A female suicide bomber on Saturday blew herself up in the northeastern Nigerian city of Maiduguri, killing three people and injuring several others, residents said.
The incident in the Dala Yazaram area of the city happened a day after at least 55 people were killed in attacks in the northeast, including 28 in Maiduguri.
A local resident said he saw two female suicide bombers enter the neighbourhood of Dala Yazaram, some six kilometres (four miles) from the city but one of them was stopped by people nearby while the other blew herself up.
“Three people have been killed and many injured. One of the terrorists was arrested before she could detonate,” resident Shuaibu Umara, a security guard at a nearby NNPC petrol station, told AFP.
A spokesman for the National Emergency Management Agency (NEMA) said one person, a member of the civilian vigilante group assisting the military in the fight against Boko Haram, was killed and 10 injured in the blast.
“Four female suicide bombers at about 7:45am today in the morning attempted to enter a Dala Ajeri area of Maiduguri but were intercepted by the civilian JTF (joint military task force),” Sani Datti said in a statement.
“Three of the female suicide bombers detonated the explosions in their bodies immediately and the fourth one was intercepted but later died,” he said.
He said six of the injured had been treated and discharged from the hospital.
Although no group has claimed responsibility for the blast, immediate suspicion fell on the Islamist group Boko Haram.
Maiduguri has now been hit seven times this month, killing a total of 79 people, according to an AFP tally, underscoring an increased risk to civilians after similar strikes in neighbouring states and near the capital, Abuja.

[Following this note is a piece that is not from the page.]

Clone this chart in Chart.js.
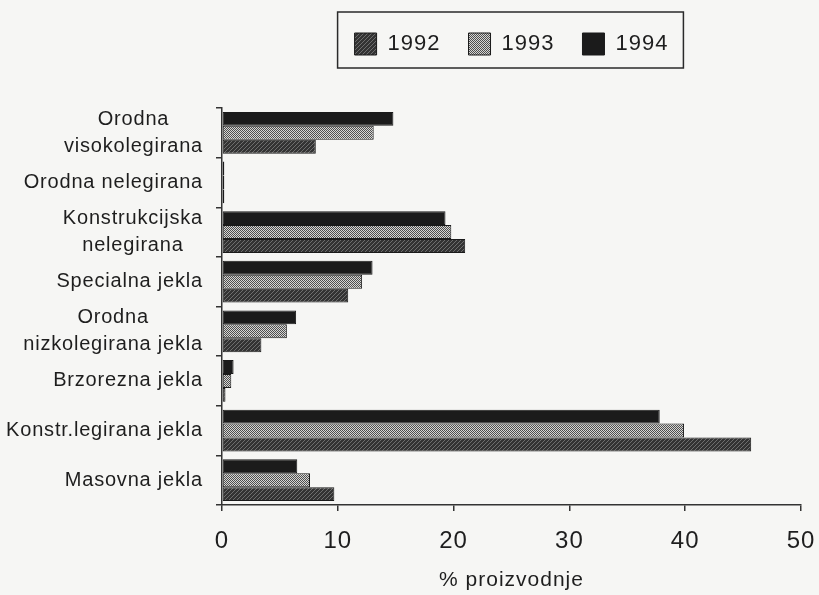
<!DOCTYPE html>
<html>
<head>
<meta charset="utf-8">
<script src="https://cdn.jsdelivr.net/npm/chart.js@4.4.1/dist/chart.umd.min.js"></script>
<style>
html, body { margin: 0; padding: 0; background: #f6f6f4; }
#wrap { width: 819px; height: 595px; }
</style>
</head>
<body>
<div id="wrap"><canvas id="myChart" width="819" height="595"></canvas></div>
<script>
// categories, top to bottom
var categories = [
    ['Orodna', 'visokolegirana'],
    'Orodna nelegirana',
    ['Konstrukcijska', 'nelegirana'],
    'Specialna jekla',
    ['Orodna', 'nizkolegirana jekla'],
    'Brzorezna jekla',
    'Konstr.legirana jekla',
    'Masovna jekla'
];
var years = ['1994', '1993', '1992'];
var values1994 = [14.8, 0.2, 19.3, 13.0, 6.4, 1.0, 37.8, 6.5];
var values1993 = [13.1, 0.2, 19.8, 12.1, 5.6, 0.8, 39.9, 7.6];
var values1992 = [8.1, 0.2, 21.0, 10.9, 3.4, 0.3, 45.7, 9.7];
var xTicks = [0, 10, 20, 30, 40, 50];
var xTitle = '% proizvodnje';

var FONT = "'Liberation Sans', Arial, sans-serif";

function makePattern(bg, fg, cells) {
    var c = document.createElement('canvas');
    c.width = 4; c.height = 4;
    var g = c.getContext('2d');
    g.fillStyle = bg;
    g.fillRect(0, 0, 4, 4);
    g.fillStyle = fg;
    cells.forEach(function(p) { g.fillRect(p[0], p[1], 1, 1); });
    return g.createPattern(c, 'repeat');
}

var ctx = document.getElementById('myChart').getContext('2d');
var fill1994 = '#1b1b1b';
var fill1993 = makePattern('#d6d6d4', '#4e4e4e', [[0,0],[2,0],[1,1],[3,1],[0,2],[2,2],[1,3],[3,3]]);
var fill1992 = makePattern('#333333', '#6e6e6e', [[0,0],[2,2],[1,3],[3,1]]);

var spacing = {
    id: 'spacing',
    beforeUpdate: function(c) { c.ctx.letterSpacing = '1px'; },
    beforeDraw: function(c) { c.ctx.letterSpacing = '1px'; }
};

var legendGap = {
    id: 'legendGap',
    beforeInit: function(chart) {
        var fit = chart.legend.fit;
        chart.legend.fit = function() {
            fit.bind(chart.legend)();
            this.height += 43;
        };
    }
};

var legendFrame = {
    id: 'legendFrame',
    afterDraw: function(chart) {
        var boxes = chart.legend.legendHitBoxes;
        if (!boxes || !boxes.length) return;
        var x0 = Math.min.apply(null, boxes.map(function(b) { return b.left; }));
        var x1 = Math.max.apply(null, boxes.map(function(b) { return b.left + b.width; }));
        var y0 = Math.min.apply(null, boxes.map(function(b) { return b.top; }));
        var y1 = Math.max.apply(null, boxes.map(function(b) { return b.top + b.height; }));
        var c = chart.ctx;
        c.save();
        c.strokeStyle = '#2a2a2a';
        c.lineWidth = 1.5;
        c.strokeRect(x0 - 17, y0 - 21, (x1 - x0) + 32, (y1 - y0) + 34);
        c.restore();
    }
};

// category labels: lines centred on each other, block right-aligned
var blockLabels = {
    id: 'blockLabels',
    afterDraw: function(chart) {
        var c = chart.ctx, ys = chart.scales.y;
        c.save();
        c.letterSpacing = '0.8px';
        c.font = '20px ' + FONT;
        c.fillStyle = '#1e1e1e';
        c.textAlign = 'center';
        c.textBaseline = 'middle';
        var right = chart.chartArea.left - 19;
        categories.forEach(function(lab, i) {
            var lines = Array.isArray(lab) ? lab : [lab];
            var w = Math.max.apply(null, lines.map(function(l) { return c.measureText(l).width; }));
            var cx = right - w / 2;
            var cy = ys.getPixelForValue(i);
            lines.forEach(function(l, j) {
                c.fillText(l, cx, cy + (j - (lines.length - 1) / 2) * 27);
            });
        });
        c.restore();
    }
};

var dataObj = {
    type: 'bar',
    data: {
        labels: categories,
        datasets: [
            { label: years[0], data: values1994, backgroundColor: fill1994 },
            { label: years[1], data: values1993, backgroundColor: fill1993 },
            { label: years[2], data: values1992, backgroundColor: fill1992 }
        ]
    },
    options: {
        indexAxis: 'y',
        responsive: false,
        animation: false,
        devicePixelRatio: 1,
        datasets: {
            bar: {
                borderColor: '#1a1a1a',
                borderWidth: 1,
                borderSkipped: false,
                categoryPercentage: 0.84,
                barPercentage: 1.0
            }
        },
        layout: { padding: { top: 5, left: 0, right: 18, bottom: 2 } },
        plugins: {
            tooltip: { enabled: false },
            legend: {
                position: 'top',
                fullSize: false,
                reverse: true,
                labels: {
                    boxWidth: 22,
                    boxHeight: 22,
                    padding: 28,
                    color: '#1e1e1e',
                    font: { family: FONT, size: 22 }
                }
            }
        },
        scales: {
            x: {
                min: 0,
                max: 50,
                afterBuildTicks: function(s) {
                    s.ticks = xTicks.map(function(v) { return { value: v }; });
                },
                afterFit: function(s) {
                    s.height = 88;
                    s.paddingLeft = 0;
                    s.paddingRight = 0;
                },
                border: { display: true, color: '#333', width: 1.5 },
                grid: { drawOnChartArea: false, drawTicks: true, tickLength: 6, color: '#333', lineWidth: 1.5 },
                ticks: { color: '#1e1e1e', padding: 16, font: { family: FONT, size: 24 } },
                title: {
                    display: true,
                    text: xTitle,
                    color: '#1e1e1e',
                    padding: { top: 0, bottom: 0 },
                    font: { family: FONT, size: 21 }
                }
            },
            y: {
                afterFit: function(s) { s.width = 222; },
                border: { display: true, color: '#333', width: 1.5 },
                grid: { drawOnChartArea: false, drawTicks: true, tickLength: 6, color: '#333', lineWidth: 1.5 },
                ticks: { display: false }
            }
        }
    },
    plugins: [spacing, legendGap, legendFrame, blockLabels]
};

window.myBar = new Chart(ctx, dataObj);
</script>
</body>
</html>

On Friday, two separate explosions ripped through two mosques in Maiduguri and nearby Yola, capital of Adamawa state, leaving at least 55 people dead and more than 100 injured.
The explosion in Yola’s Jambutu Juma’at mosque took place shortly after the imam had finished a sermon to inaugurate the new mosque.
NEMA Adamawa coordinator Sa’ad Bello said on Saturday the death toll had risen to 30 from 27 on Friday.
“The death toll now stands at 30 following the death of three injured victims in hospitals while 93 are injured,” he said.
Residents said the interior was still littered with shoes, prayer mats and worshippers’ other belongings.
Yola has been seen as a relatively safe haven from the Boko Haram insurgency, which has ravaged the northeast for the last six years.
Boko Haram, which seeks to create a hardline Islamic state in northeast Nigeria, has regularly targeted mosques and religious leaders who do not share their extremist ideology.
Nigeria’s military has claimed a series of successes against the jihadists.
President Muhammadu Buhari has given his military commanders until December to end the insurgency, which has left at least 17,000 people dead and more than 2.5 million homeless since 2009.